The task
Repeat every line below exactly as it reads.

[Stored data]

···

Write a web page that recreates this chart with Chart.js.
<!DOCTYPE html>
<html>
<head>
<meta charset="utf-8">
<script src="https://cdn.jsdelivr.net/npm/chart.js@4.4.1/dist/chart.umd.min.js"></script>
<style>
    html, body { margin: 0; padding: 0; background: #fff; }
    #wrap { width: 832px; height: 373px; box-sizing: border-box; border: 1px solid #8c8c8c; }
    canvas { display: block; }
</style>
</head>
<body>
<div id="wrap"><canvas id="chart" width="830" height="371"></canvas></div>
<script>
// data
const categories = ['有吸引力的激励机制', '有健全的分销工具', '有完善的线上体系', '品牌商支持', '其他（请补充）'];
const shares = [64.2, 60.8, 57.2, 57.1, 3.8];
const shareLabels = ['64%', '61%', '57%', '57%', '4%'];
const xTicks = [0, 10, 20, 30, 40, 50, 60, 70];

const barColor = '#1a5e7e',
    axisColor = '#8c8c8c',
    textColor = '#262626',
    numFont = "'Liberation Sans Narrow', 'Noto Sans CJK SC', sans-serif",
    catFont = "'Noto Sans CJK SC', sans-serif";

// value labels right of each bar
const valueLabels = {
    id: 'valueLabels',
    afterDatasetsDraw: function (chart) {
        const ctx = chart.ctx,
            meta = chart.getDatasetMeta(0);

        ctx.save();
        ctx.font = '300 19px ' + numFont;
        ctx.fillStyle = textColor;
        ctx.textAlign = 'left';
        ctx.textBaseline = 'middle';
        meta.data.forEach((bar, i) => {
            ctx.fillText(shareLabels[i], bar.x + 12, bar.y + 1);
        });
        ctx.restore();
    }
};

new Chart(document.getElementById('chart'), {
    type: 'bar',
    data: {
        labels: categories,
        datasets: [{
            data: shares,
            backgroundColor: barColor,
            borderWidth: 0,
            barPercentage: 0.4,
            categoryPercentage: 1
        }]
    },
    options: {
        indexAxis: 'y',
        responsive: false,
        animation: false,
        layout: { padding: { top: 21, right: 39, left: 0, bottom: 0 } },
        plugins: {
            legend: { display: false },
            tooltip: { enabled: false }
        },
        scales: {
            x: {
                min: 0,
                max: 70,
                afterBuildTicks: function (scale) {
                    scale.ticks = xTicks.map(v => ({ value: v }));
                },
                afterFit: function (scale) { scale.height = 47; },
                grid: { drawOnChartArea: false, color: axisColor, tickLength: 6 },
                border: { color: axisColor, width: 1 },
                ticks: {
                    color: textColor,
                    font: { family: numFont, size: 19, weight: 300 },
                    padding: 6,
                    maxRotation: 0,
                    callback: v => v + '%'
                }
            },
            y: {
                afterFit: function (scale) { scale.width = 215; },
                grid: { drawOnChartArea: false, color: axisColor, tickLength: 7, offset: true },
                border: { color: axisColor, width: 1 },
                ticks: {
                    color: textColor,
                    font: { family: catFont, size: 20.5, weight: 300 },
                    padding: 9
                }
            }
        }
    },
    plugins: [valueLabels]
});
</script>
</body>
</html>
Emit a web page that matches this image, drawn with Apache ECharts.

···

Expected answer
Write a web page that recreates this chart with Chart.js.
<!DOCTYPE html>
<html>
<head>
<meta charset="utf-8">
<script src="https://cdn.jsdelivr.net/npm/chart.js@4.4.1/dist/chart.umd.min.js"></script>
<style>
    html, body { margin: 0; padding: 0; background: #fff; }
    #wrap { width: 832px; height: 373px; box-sizing: border-box; border: 1px solid #8c8c8c; }
    canvas { display: block; }
</style>
</head>
<body>
<div id="wrap"><canvas id="chart" width="830" height="371"></canvas></div>
<script>
// data
const categories = ['有吸引力的激励机制', '有健全的分销工具', '有完善的线上体系', '品牌商支持', '其他（请补充）'];
const shares = [64.2, 60.8, 57.2, 57.1, 3.8];
const shareLabels = ['64%', '61%', '57%', '57%', '4%'];
const xTicks = [0, 10, 20, 30, 40, 50, 60, 70];

const barColor = '#1a5e7e',
    axisColor = '#8c8c8c',
    textColor = '#262626',
    numFont = "'Liberation Sans Narrow', 'Noto Sans CJK SC', sans-serif",
    catFont = "'Noto Sans CJK SC', sans-serif";

// value labels right of each bar
const valueLabels = {
    id: 'valueLabels',
    afterDatasetsDraw: function (chart) {
        const ctx = chart.ctx,
            meta = chart.getDatasetMeta(0);

        ctx.save();
        ctx.font = '300 19px ' + numFont;
        ctx.fillStyle = textColor;
        ctx.textAlign = 'left';
        ctx.textBaseline = 'middle';
        meta.data.forEach((bar, i) => {
            ctx.fillText(shareLabels[i], bar.x + 12, bar.y + 1);
        });
        ctx.restore();
    }
};

new Chart(document.getElementById('chart'), {
    type: 'bar',
    data: {
        labels: categories,
        datasets: [{
            data: shares,
            backgroundColor: barColor,
            borderWidth: 0,
            barPercentage: 0.4,
            categoryPercentage: 1
        }]
    },
    options: {
        indexAxis: 'y',
        responsive: false,
        animation: false,
        layout: { padding: { top: 21, right: 39, left: 0, bottom: 0 } },
        plugins: {
            legend: { display: false },
            tooltip: { enabled: false }
        },
        scales: {
            x: {
                min: 0,
                max: 70,
                afterBuildTicks: function (scale) {
                    scale.ticks = xTicks.map(v => ({ value: v }));
                },
                afterFit: function (scale) { scale.height = 47; },
                grid: { drawOnChartArea: false, color: axisColor, tickLength: 6 },
                border: { color: axisColor, width: 1 },
                ticks: {
                    color: textColor,
                    font: { family: numFont, size: 19, weight: 300 },
                    padding: 6,
                    maxRotation: 0,
                    callback: v => v + '%'
                }
            },
            y: {
                afterFit: function (scale) { scale.width = 215; },
                grid: { drawOnChartArea: false, color: axisColor, tickLength: 7, offset: true },
                border: { color: axisColor, width: 1 },
                ticks: {
                    color: textColor,
                    font: { family: catFont, size: 20.5, weight: 300 },
                    padding: 9
                }
            }
        }
    },
    plugins: [valueLabels]
});
</script>
</body>
</html>
Emit a web page that matches this image, drawn with Apache ECharts.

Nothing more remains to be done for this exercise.